Tout au long du Tour de France, des personnalités du cyclisme reviennent avec nous sur une édition qui les a marquées, un moment fort qu’elles ont vécu de près ou de loin. Chirurgien orthopédiste spécialisé en chirurgie des sportifs de haut niveau, et grand passionné de cyclisme, Toon Claes intervient fréquemment auprès des champions blessés.
Toon, à quelle édition du Tour de France êtes-vous particulièrement attaché ?
Je dirais le Tour de France 1962 pour rendre un hommage à mon père, qui fut le premier médecin du sport en Belgique, et à Rik Van Looy, dont il a été tout au long de la carrière le médecin, le coach, l’agent et avant tout l’ami. En 1962, Rik Van Looy portait pour la seconde année de suite le maillot de champion du monde, conquis à Berne. Tout le monde était fou de lui et pour l’honorer nous avions organisé une arrivée d’étape à Herentals au deuxième jour. Il était spécialement motivé ce jour-là et avait réussi à sortir du peloton en vue du dernier kilomètre. Mais il s’est trompé de route et André Darrigade a gagné le sprint. Ça a été un drame. Herentals n’a reçu le Tour qu’à cette seule occasion, et tout le monde parle encore aujourd’hui de cet épisode.

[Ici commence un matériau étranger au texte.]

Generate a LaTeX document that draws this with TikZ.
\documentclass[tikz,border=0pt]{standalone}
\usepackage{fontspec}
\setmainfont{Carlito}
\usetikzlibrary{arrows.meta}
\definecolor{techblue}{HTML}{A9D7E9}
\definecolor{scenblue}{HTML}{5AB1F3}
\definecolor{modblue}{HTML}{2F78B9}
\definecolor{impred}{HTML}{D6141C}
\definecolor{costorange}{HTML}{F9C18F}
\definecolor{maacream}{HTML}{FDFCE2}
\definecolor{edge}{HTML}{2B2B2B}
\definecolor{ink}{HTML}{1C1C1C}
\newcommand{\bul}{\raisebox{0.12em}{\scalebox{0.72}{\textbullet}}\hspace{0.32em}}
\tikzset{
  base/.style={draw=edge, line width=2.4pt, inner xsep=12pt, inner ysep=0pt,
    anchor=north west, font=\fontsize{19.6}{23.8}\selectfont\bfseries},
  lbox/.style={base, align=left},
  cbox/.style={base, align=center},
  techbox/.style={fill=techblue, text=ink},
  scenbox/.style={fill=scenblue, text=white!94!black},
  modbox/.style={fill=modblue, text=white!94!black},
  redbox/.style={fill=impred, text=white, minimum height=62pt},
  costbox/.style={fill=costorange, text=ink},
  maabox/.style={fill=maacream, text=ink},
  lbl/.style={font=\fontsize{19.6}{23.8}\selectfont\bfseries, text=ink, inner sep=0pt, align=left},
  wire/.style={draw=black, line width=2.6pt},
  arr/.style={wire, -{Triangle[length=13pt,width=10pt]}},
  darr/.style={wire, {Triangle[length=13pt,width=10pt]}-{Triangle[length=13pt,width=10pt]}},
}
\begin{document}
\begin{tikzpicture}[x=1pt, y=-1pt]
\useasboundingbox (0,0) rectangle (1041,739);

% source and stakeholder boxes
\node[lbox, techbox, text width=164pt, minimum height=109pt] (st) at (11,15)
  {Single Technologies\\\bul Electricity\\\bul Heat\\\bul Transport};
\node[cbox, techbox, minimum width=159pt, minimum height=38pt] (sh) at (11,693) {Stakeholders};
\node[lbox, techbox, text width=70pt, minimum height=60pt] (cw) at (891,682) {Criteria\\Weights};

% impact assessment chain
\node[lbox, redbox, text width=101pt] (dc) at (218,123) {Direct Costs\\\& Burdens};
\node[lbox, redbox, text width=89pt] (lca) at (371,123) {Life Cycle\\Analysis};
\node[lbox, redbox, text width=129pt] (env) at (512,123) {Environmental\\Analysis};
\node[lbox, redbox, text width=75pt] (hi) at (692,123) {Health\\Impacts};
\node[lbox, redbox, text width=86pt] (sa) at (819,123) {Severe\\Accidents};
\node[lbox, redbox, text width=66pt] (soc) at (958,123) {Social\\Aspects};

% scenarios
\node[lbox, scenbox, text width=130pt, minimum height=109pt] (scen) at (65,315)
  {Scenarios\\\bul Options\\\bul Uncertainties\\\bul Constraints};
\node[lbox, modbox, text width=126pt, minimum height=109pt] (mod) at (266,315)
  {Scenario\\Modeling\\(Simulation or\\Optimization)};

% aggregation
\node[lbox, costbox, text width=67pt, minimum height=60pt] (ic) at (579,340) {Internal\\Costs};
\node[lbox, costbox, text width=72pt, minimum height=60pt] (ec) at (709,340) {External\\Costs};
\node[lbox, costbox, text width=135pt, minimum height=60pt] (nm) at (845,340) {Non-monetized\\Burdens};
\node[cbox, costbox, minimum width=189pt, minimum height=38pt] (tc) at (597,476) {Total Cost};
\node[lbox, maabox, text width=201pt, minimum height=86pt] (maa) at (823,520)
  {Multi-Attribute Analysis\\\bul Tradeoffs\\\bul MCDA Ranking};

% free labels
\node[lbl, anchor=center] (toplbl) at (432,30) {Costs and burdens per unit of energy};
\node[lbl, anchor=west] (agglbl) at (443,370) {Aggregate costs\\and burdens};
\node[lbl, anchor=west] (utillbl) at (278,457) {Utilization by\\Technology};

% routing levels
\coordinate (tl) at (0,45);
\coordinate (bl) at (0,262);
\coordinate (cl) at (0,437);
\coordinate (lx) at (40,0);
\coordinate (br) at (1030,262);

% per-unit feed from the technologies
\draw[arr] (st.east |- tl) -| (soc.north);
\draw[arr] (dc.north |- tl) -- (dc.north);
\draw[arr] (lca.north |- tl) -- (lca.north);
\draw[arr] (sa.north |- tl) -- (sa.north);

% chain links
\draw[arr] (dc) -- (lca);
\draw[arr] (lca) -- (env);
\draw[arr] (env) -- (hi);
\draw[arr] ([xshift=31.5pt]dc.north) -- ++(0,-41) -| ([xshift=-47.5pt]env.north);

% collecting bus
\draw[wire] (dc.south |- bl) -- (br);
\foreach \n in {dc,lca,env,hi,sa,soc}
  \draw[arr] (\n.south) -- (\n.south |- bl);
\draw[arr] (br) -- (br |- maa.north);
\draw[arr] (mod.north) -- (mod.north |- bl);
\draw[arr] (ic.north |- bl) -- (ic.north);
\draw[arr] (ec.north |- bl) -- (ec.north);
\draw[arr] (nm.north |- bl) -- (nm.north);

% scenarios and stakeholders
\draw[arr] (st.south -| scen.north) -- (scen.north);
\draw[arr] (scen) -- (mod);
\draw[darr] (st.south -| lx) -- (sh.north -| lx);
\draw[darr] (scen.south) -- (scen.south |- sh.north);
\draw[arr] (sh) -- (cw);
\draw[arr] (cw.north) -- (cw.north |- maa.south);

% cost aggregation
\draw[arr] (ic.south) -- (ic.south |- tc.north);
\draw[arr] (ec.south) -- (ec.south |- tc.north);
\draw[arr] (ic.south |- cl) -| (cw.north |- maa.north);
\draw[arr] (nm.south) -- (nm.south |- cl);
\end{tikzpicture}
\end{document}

1962, c’était la deuxième victoire de Jacques Anquetil dans le Tour de France…
Et aussi le premier Tour de France de Raymond Poulidor, qui avait terminé 3ème derrière Jacques Anquetil et Joseph Planckaert. Poulidor avait pris le Grand Départ de Nancy avec un plâtre pour s’être fracturé l’auriculaire gauche quatre jours plus tôt à l’entraînement. Quant à Jacques Anquetil, il n’avait pris le maillot jaune que deux jours avant l’arrivée finale à la faveur d’un contre-la-montre entre Bourgoin et Lyon. Et puis, le Tour 1962, ça reste aussi le premier porteur britannique du maillot jaune, Tom Simpson.

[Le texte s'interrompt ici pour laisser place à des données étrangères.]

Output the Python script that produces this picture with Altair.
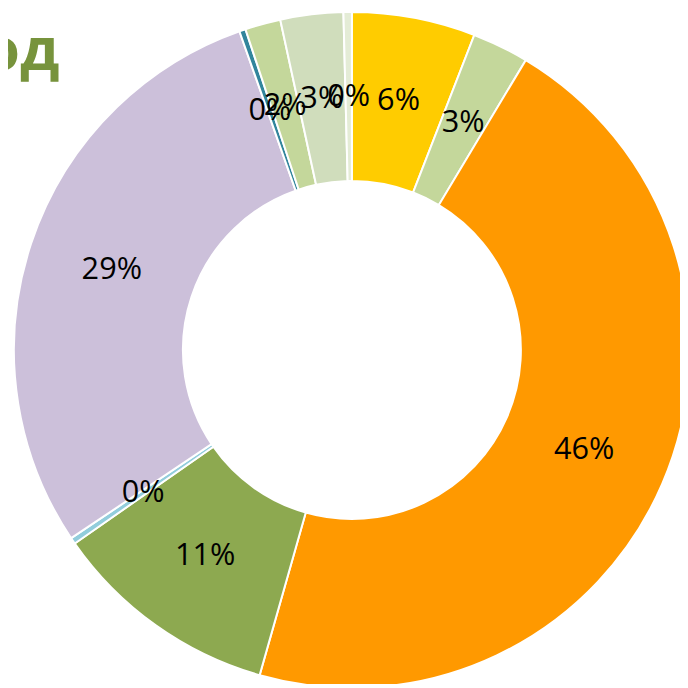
import altair as alt
import pandas as pd

# Slices, clockwise from 12 o'clock
categories = ["s1", "s2", "s3", "s4", "s5", "s6", "s7", "s8", "s9", "s10"]
values = [5.9, 2.7, 45.8, 10.9, 0.3, 29.0, 0.3, 1.7, 3.0, 0.4]
labels = ["6%", "3%", "46%", "11%", "0%", "29%", "0%", "2%", "3%", "0%"]
palette = ["#FFCC00", "#C4D79B", "#FF9900", "#8DA950", "#92CDDC",
           "#CCC0DA", "#31859C", "#C4D79B", "#D0DDBC", "#E4ECD6"]
title_text = "од"

df = pd.DataFrame({
    "cat": categories,
    "value": values,
    "label": labels,
    "idx": list(range(len(categories))),
})

CX, CY = 348, 342

base = alt.Chart(df).encode(
    theta=alt.Theta("value:Q", stack=True, scale=alt.Scale(domain=[0, sum(values)])),
    order=alt.Order("idx:Q", sort="ascending"),
    x=alt.value(CX),
    y=alt.value(CY),
)

arcs = base.mark_arc(radius=342, radius2=171, stroke="white", strokeWidth=2, clip=True).encode(
    color=alt.Color("cat:N", scale=alt.Scale(domain=categories, range=palette), legend=None),
)

text = base.mark_text(radius=256, font="Open Sans", fontSize=31, color="black",
                      align="center", baseline="middle").encode(
    text="label:N",
)

title = alt.Chart(pd.DataFrame({"t": [title_text]})).mark_text(
    font="Open Sans", fontSize=60, fontWeight="bold", color="#77933C",
    align="right", baseline="alphabetic",
).encode(
    text="t:N",
    x=alt.value(52),
    y=alt.value(59),
)

chart = alt.layer(arcs, text, title).properties(
    width=680, height=680, padding=0, autosize=alt.AutoSizeParams(type="none"),
).configure_view(stroke=None)

chart.save("out.html", embed_options={"renderer": "svg", "actions": False})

Rik Van Looy, qui disputait en 1962 son premier Tour de France, aura finalement conquis sept étapes au cours des années suivantes, gagné le maillot vert en 1963 et porté un jour le maillot jaune en 1965. Quel souvenir gardez-vous de ce coureur ?
Je me souviens de la célébration de son premier titre de champion du monde en 1960. Nous avions organisé une grande fête à Herentals avec une procession dans toute la ville. Rik Van Looy paradait dans un grand cabriolet américain. Il était passé dans la petite rue où habitaient mes parents, et chacun avec mes trois frères et sœurs tenions des pancartes qui disaient : « vive », « Rik », « Van », « Looy » ! Ce fut un grand moment.

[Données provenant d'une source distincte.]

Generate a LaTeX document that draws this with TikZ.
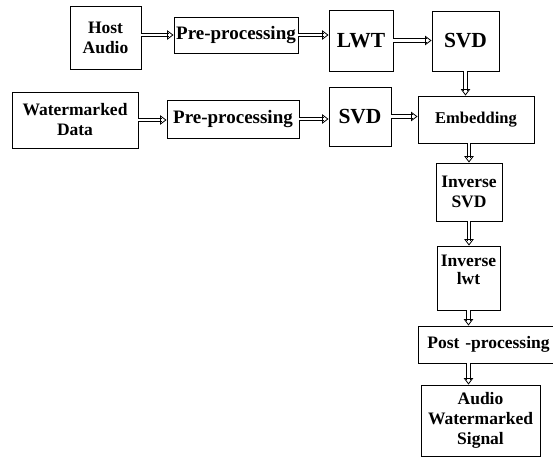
\documentclass[tikz,border=0pt]{standalone}
\usepackage{fontspec}
\setmainfont{Liberation Serif}
\usetikzlibrary{arrows.meta,decorations.markings}
\begin{document}
\begin{tikzpicture}[x=1pt,y=-1pt,
                blk/.style={draw, line width=0.9pt, inner sep=0pt, align=center,
                            font=\bfseries\fontsize{17.5}{20}\selectfont},
                big/.style={blk, font=\bfseries\fontsize{21.5}{24}\selectfont},
                arr/.style={draw, double, double distance=2.8pt, line width=0.8pt, shorten >=5pt,
                            postaction={decorate, decoration={markings,
                              mark=at position 1 with {\arrow[line width=0.8pt]{Triangle[open,length=6.5pt,width=9.5pt]}}}}}]
                \useasboundingbox (0,0) rectangle (553,457);
                \clip (0,0) rectangle (553,457);
                
                \node[blk, minimum width=71pt, minimum height=63pt] (host) at (105.5,37.5) {Host\\Audio};
                \node[blk, minimum width=124pt, minimum height=36pt,
                      font=\bfseries\fontsize{19}{20}\selectfont] (pre1) at (236,35) {Pre-processing};
                \node[big, minimum width=64pt, minimum height=61pt] (lwt) at (361,40.5) {LWT};
                \node[big, minimum width=67pt, minimum height=60pt] (svda) at (465.5,41) {SVD};
                
                \node[blk, minimum width=126pt, minimum height=56pt] (wmd) at (75,120) {Watermarked\\Data};
                \node[blk, minimum width=132pt, minimum height=38pt,
                      font=\bfseries\fontsize{19}{20}\selectfont] (pre2) at (233,119) {Pre-processing};
                \node[big, minimum width=62pt, minimum height=59pt] (svdb) at (360,116.5) {SVD};
                \node[blk, minimum width=116pt, minimum height=47pt,
                      font=\bfseries\fontsize{16.5}{20}\selectfont] (emb) at (476,119.5) {Embedding};
                
                \node[blk, minimum width=66pt, minimum height=58pt] (isvd) at (469,192) {Inverse\\SVD};
                \node[blk, minimum width=63pt, minimum height=64pt] (ilwt) at (468.5,278) {Inverse\\[-2pt]\mbox{lwt}\hspace*{10pt}\\[-4pt]\mbox{}};
                \node[blk, anchor=west, align=left, text width=124pt, inner xsep=9pt,
                      minimum height=37pt] (post) at (418,344.5) {Post -processing};
                \node[blk, minimum width=119pt, minimum height=71pt] (aws) at (480.5,420.5) {Audio\\Watermarked\\Signal};
                
                \path (host.east |- pre1.west) edge[arr] (pre1.west)
                      (pre1.east) edge[arr] (pre1.east -| lwt.west)
                      (lwt.east) edge[arr] (lwt.east -| svda.west)
                      (svda.south) edge[arr] (svda.south |- emb.north)
                      (wmd.east) edge[arr] (wmd.east -| pre2.west)
                      (pre2.east) edge[arr] (pre2.east -| svdb.west)
                      (svdb.east) edge[arr] (svdb.east -| emb.west)
                      (isvd.north |- emb.south) edge[arr] (isvd.north)
                      (isvd.south) edge[arr] (isvd.south |- ilwt.north)
                      (ilwt.south) edge[arr] (ilwt.south |- post.north)
                      (ilwt.south |- post.south) edge[arr] (ilwt.south |- aws.north)
                ;
            \end{tikzpicture}
\end{document}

Qui d’Eddy Merckx ou de Rik Van Looy est à vos yeux le plus grand champion ?
Il m’est impossible de choisir. Eddy Merckx possède sans discussion le plus grand palmarès de tous les temps. Mais ce sont deux personnalités extraordinaires avec deux caractères complètement différents. Ça ne s’est pas toujours bien passé entre eux, surtout au début quand Rik était le patron et qu’Eddy était déjà trop fort pour lui. Ça a donné lieu à des différends, mais il en est souvent ainsi entre deux champions de caractère. S’ils ne sont pas de vrais amis, ils ont toujours eu beaucoup de respect l’un pour l’autre. Aujourd’hui, je suis ami avec Eddy Merckx et nous nous respectons avec Rik Van Looy. Nous avons des relations différentes mais j’ai beaucoup de respect pour l’un comme pour l’autre.
Pour vous, quel reste le plus grand moment de la carrière d’Eddy Merckx dans le Tour de France ?
Ça reste son numéro à Mourenx en 1969. Eddy Merckx disputait son premier Tour de France, qu’il est allé conquérir dans cette étape Luchon-Mourenx. C’était extraordinaire, comme le reste du Tour. J’atais fan de Rik Van Looy de par ses liens avec ma famille mais cette année-là nous nous sommes demandés ce qu’il se passait au Tour.